A team of archaeologists led by University of Cádiz professor, Darío Bernal, have unearthed a previously unknown fish-salting factory at the ancient Roman ruins of Baelo Claudia in Bolonia, Tarifa.
Despite the COVID19 crisis and the health and safety measures that are now part of the “new normal”, a new series of archaeological excavations finally commenced this July at the ruins of Baelo Claudia; a port city built by the Romans towards the end of the 2nd century BC. It is in the Bolonia cove (which lies about 22 kilometres northwest of Tarifa), close to the beach and is visited by thousands of tourists every summer.
“Recuperando el Garum” (“Uncovering Garum”) is the name given to this exciting excavation project, and the site was cleared and prepared on Monday July 6. This involved the removal of sterile levels to bring archaeological layers to the surface, and the field work finished on the 17th until next month. A team of 15 people were involved in the project, which included students and researchers from the HUM440 group at the University of Cádiz (UCA) as well as the Universities of Granada and Bologna (Italy).
According to project leader, UCA professor of Archaeology Darío Bernal Casasola, the aims for this year are ambitious: to deepen our knowledge of the southern sector of this ancient city, document ancient fish salting techniques which were previously unknown, carry out DNA studies of tuna fossils and to study micromorphology techniques.
In the field of Archaeology, it tends to be the case that the most optimistic goals are not always achieved, but on this occasion they have been. Now that the field work has been completed, it will be followed by a detailed analysis of the unearthed remains, and the results have been promising.
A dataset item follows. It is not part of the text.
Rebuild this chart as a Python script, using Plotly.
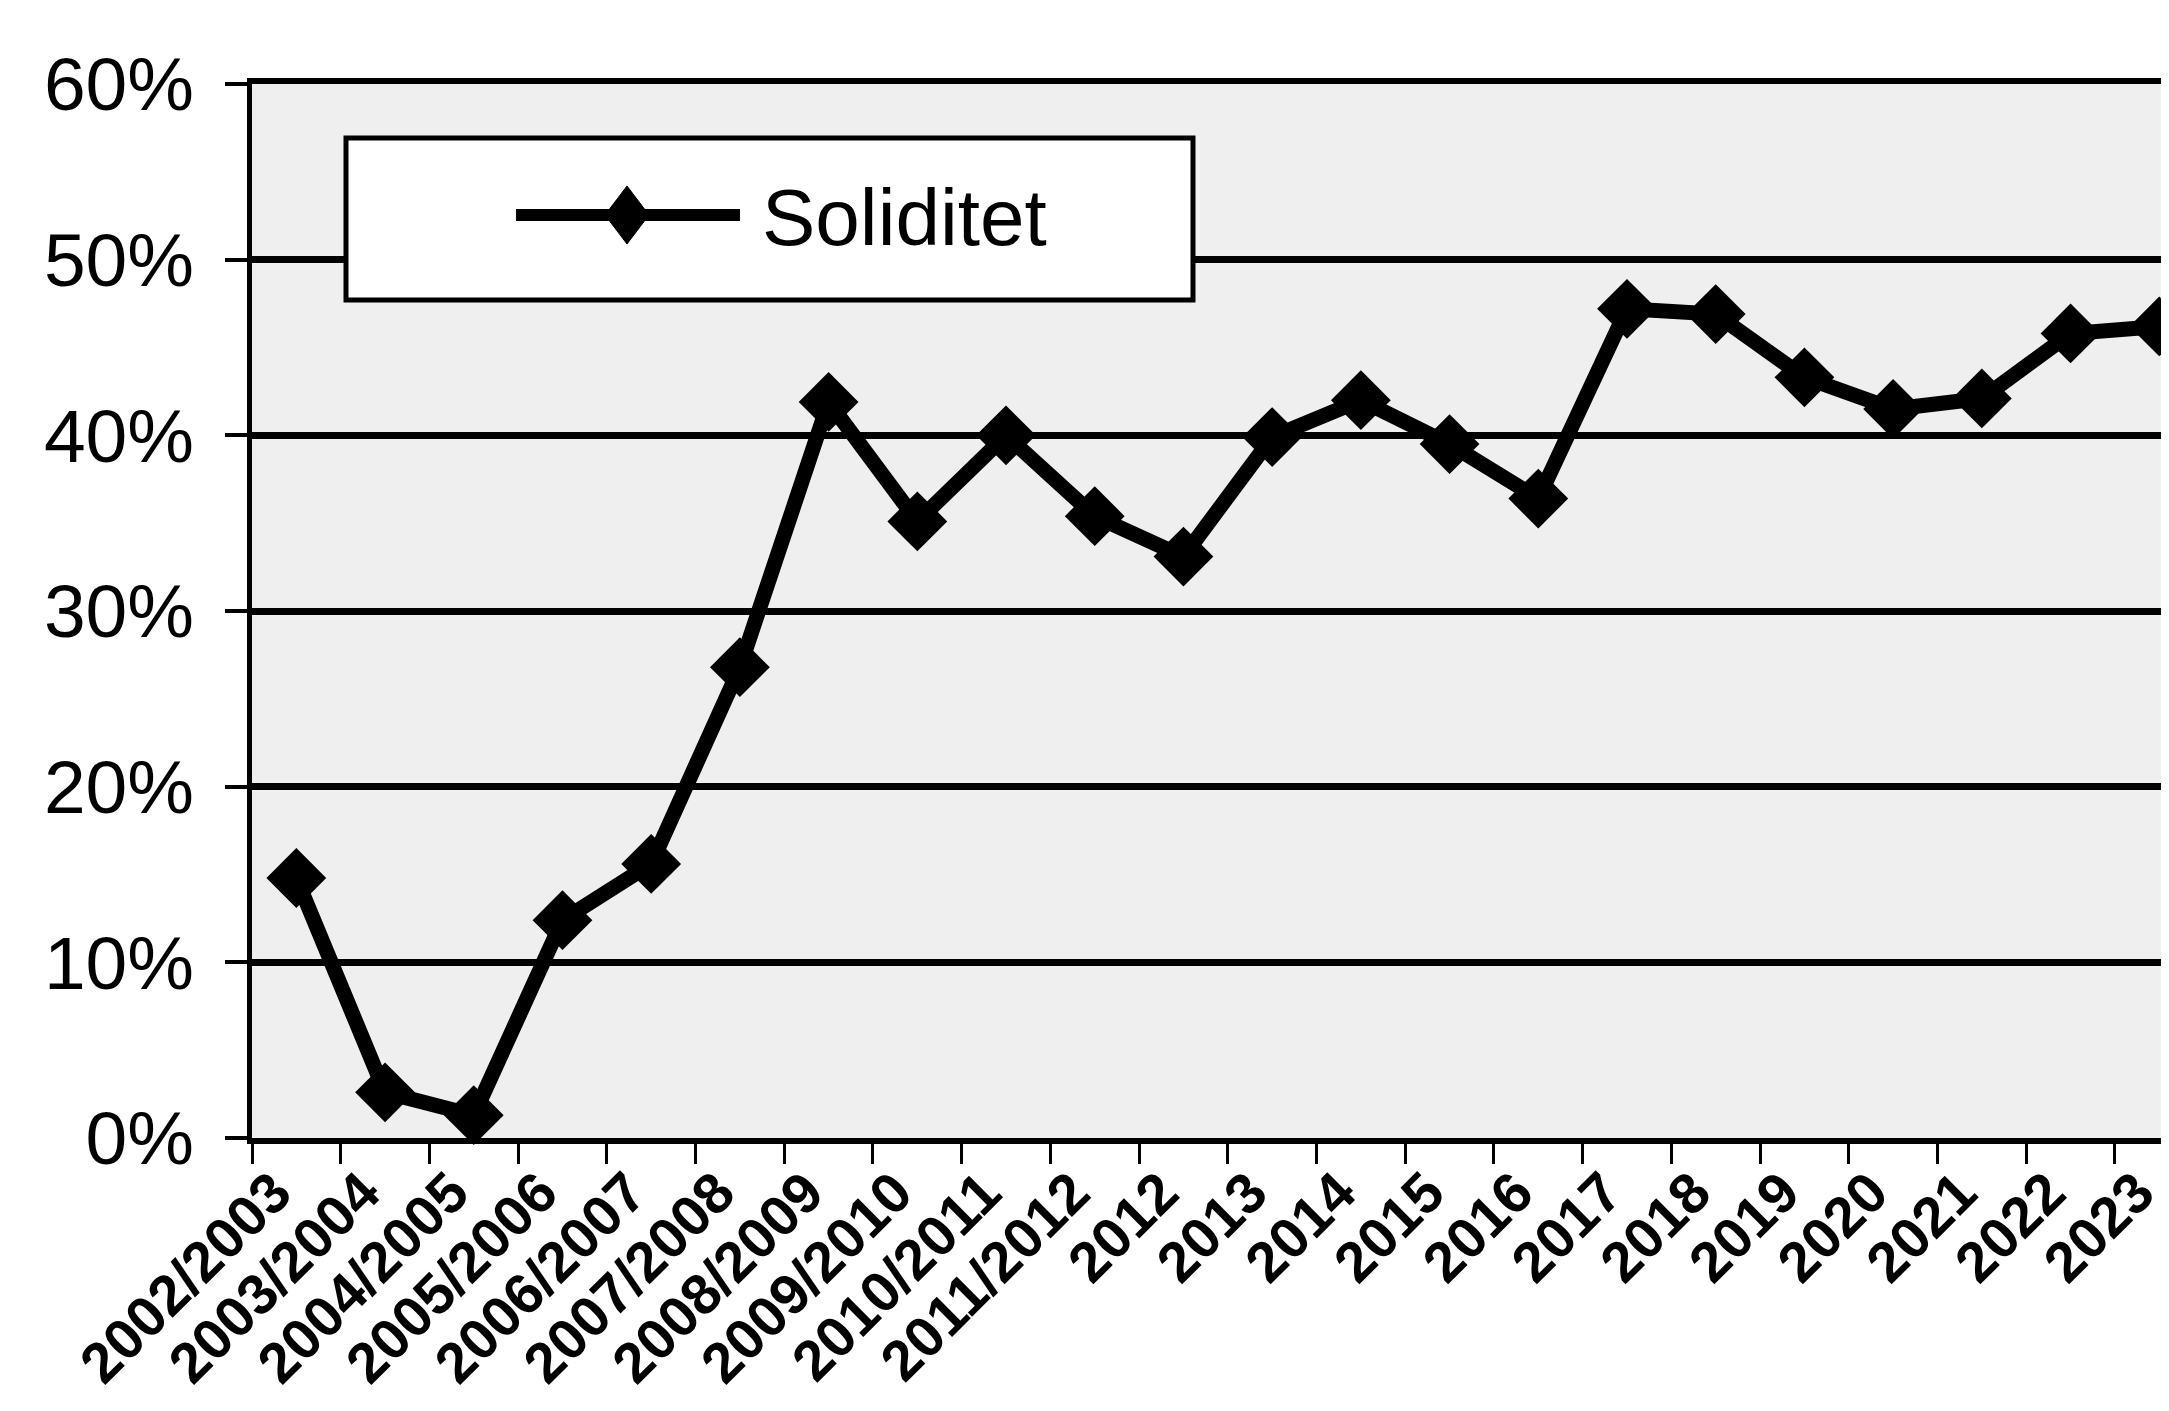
import plotly.graph_objects as go

# ---- data ----
categories = ["2002/2003", "2003/2004", "2004/2005", "2005/2006", "2006/2007",
              "2007/2008", "2008/2009", "2009/2010", "2010/2011", "2011/2012",
              "2012", "2013", "2014", "2015", "2016", "2017", "2018", "2019",
              "2020", "2021", "2022", "2023"]
soliditet = [14.8, 2.6, 1.3, 12.4, 15.6, 26.8, 41.9, 35.1, 40.0, 35.4,
             33.1, 39.9, 42.0, 39.5, 36.4, 47.2, 46.9, 43.3, 41.5, 42.1,
             45.8, 46.2]
series_name = "Soliditet"
y_tick_vals = [0, 10, 20, 30, 40, 50, 60]
y_tick_text = ["0%", "10%", "20%", "30%", "40%", "50%", "60%"]

W, H = 2169, 1411
ML, MR, MT, MB = 244, 0, 76, 281
FONT = "Liberation Sans, Arial, Helvetica, sans-serif"

fig = go.Figure()
fig.add_trace(go.Scatter(
    x=categories, y=soliditet, name=series_name, mode="lines+markers",
    line=dict(color="black", width=15),
    marker=dict(symbol="diamond", size=46, color="black"),
    cliponaxis=False, showlegend=False,
))

# manual legend (pixel -> paper helpers)
pw, ph = W - ML - MR, H - MT - MB
def px(x):
    return (x - ML) / pw
def py(y):
    return (H - MB - y) / ph

shapes = [
    dict(type="rect", xref="paper", yref="paper",
         x0=px(338), x1=px(1185), y0=py(292), y1=py(130),
         line=dict(color="black", width=5), fillcolor="white", layer="above"),
    dict(type="line", xref="paper", yref="paper",
         x0=px(508), x1=px(732), y0=py(207), y1=py(207),
         line=dict(color="black", width=12), layer="above"),
    dict(type="path", xref="paper", yref="paper",
         path=(f"M {px(619)},{py(178)} L {px(641)},{py(207)} "
               f"L {px(619)},{py(236)} L {px(597)},{py(207)} Z"),
         fillcolor="black", line=dict(color="black", width=1), layer="above"),
]
annotations = [
    dict(text=series_name, xref="paper", yref="paper", x=px(752), y=py(209),
         xanchor="left", yanchor="middle", showarrow=False,
         font=dict(family=FONT, size=80, color="black")),
]

fig.update_layout(
    width=W, height=H,
    margin=dict(l=ML, r=MR, t=MT, b=MB, pad=0),
    paper_bgcolor="white", plot_bgcolor="#efefef",
    font=dict(family=FONT, color="black"),
    shapes=shapes, annotations=annotations,
    showlegend=False,
)
fig.update_xaxes(
    type="category", range=[-0.5, 21.2], automargin=False,
    showline=True, mirror=True, linecolor="black", linewidth=6,
    ticks="outside", tickson="boundaries", ticklen=20, tickwidth=3, tickcolor="black",
    tickangle=-45, tickfont=dict(family=FONT, size=57, color="black", weight="bold"),
    ticklabelstandoff=-8, ticklabelshift=-22,
    showgrid=False, zeroline=False,
)
fig.update_yaxes(
    range=[0, 60], tickvals=y_tick_vals, ticktext=y_tick_text, automargin=False,
    showline=True, linecolor="black", linewidth=5,
    ticks="outside", ticklen=22, tickwidth=4, tickcolor="black",
    tickfont=dict(family=FONT, size=75, color="black"),
    ticklabelstandoff=16,
    showgrid=True, gridcolor="black", gridwidth=7, zeroline=False,
)

fig.write_html("out.html")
As Darío Bernal himself confirmed to RechExtra, “we have located a new Roman salting factory which was totally unknown to us until now, and we have now laid the foundations to be able to make an in-depth study of this new building in the next 4 or 5 years, which will be carried out in monthly campaigns”.
The project leader of “Recuperando el Garum” recalled that seven other salting factories had been previously discovered at the Baelo Claudia site, but that none could be studied until now, with this eighth fish-salting industry at this important city, which reached its peak between the 1st century BC and the 2nd century AD. “Years ago, the method used to dig was different, and the information that we were able to obtain at the time from those first factories at the Baelo Claudia site was minimal compared to what we are able to find out today with advanced techniques from the very moment of discovery”, he explained.
The Paella of the Ancient Romans
In fact, these excavations are going further than just studying the building itself and has led the team into the field of “Food Archaeology”; to learn how the famous garum sauce was prepared in this paradisiacal corner of the world, which would end up being part of the vast Roman Empire. “Garum was like the paella in those times: a very popular dish, which was prepared and eaten everywhere, with variations from one place to the other depending on the local produce”, explains the archaeologist. “Among the remains of this latest discovery, we have found many sea urchins, which were probably used to make the garum,” he added.
But… there is more. The successful July 2020 campaign, which saw the clearing of almost 500 square meters (a comparatively large area to other excavation sites) , the team of archaeologists have also found a considerably large building whose specific purpose will have to be determined in future studies. “It is close to the salting factory, but it doesn’t seem to be another factory, because we have found remains of paintings, which were not commonly found in that type of building… It is still too early to know what it is, maybe it was a house, but also, due to its size and location, it could have been a market”, explains Darío Bernal.
An Ongoing Process of Discovery
The excavations and analysis of the ruins will soon allow the team to unravel a whole host of mysteries on the premise that “the important thing is not to discover many things, but to study what we do discover in depth.” This is what the “Recuperando el Garum” project aims to achieve with the support of the Andalusian Regional Ministry of Culture – by putting this ancient site and history on the map, not only at a national level, but internationally.
“Archaeological sites, if not investigated, become fossilized … On the other hand, excavations, and research, keep them alive,” explains Darío Bernal. Under his leadership, in the coming years “Recuperando el Garum” will undoubtedly contribute to ensuring that the Baelo Claudia site continues to be well positioned on the international scene and continues to be what it is today: a “catalyst” that enhances the attractiveness of the entire area as well as being an significant cultural and tourist site in southern Andalusia.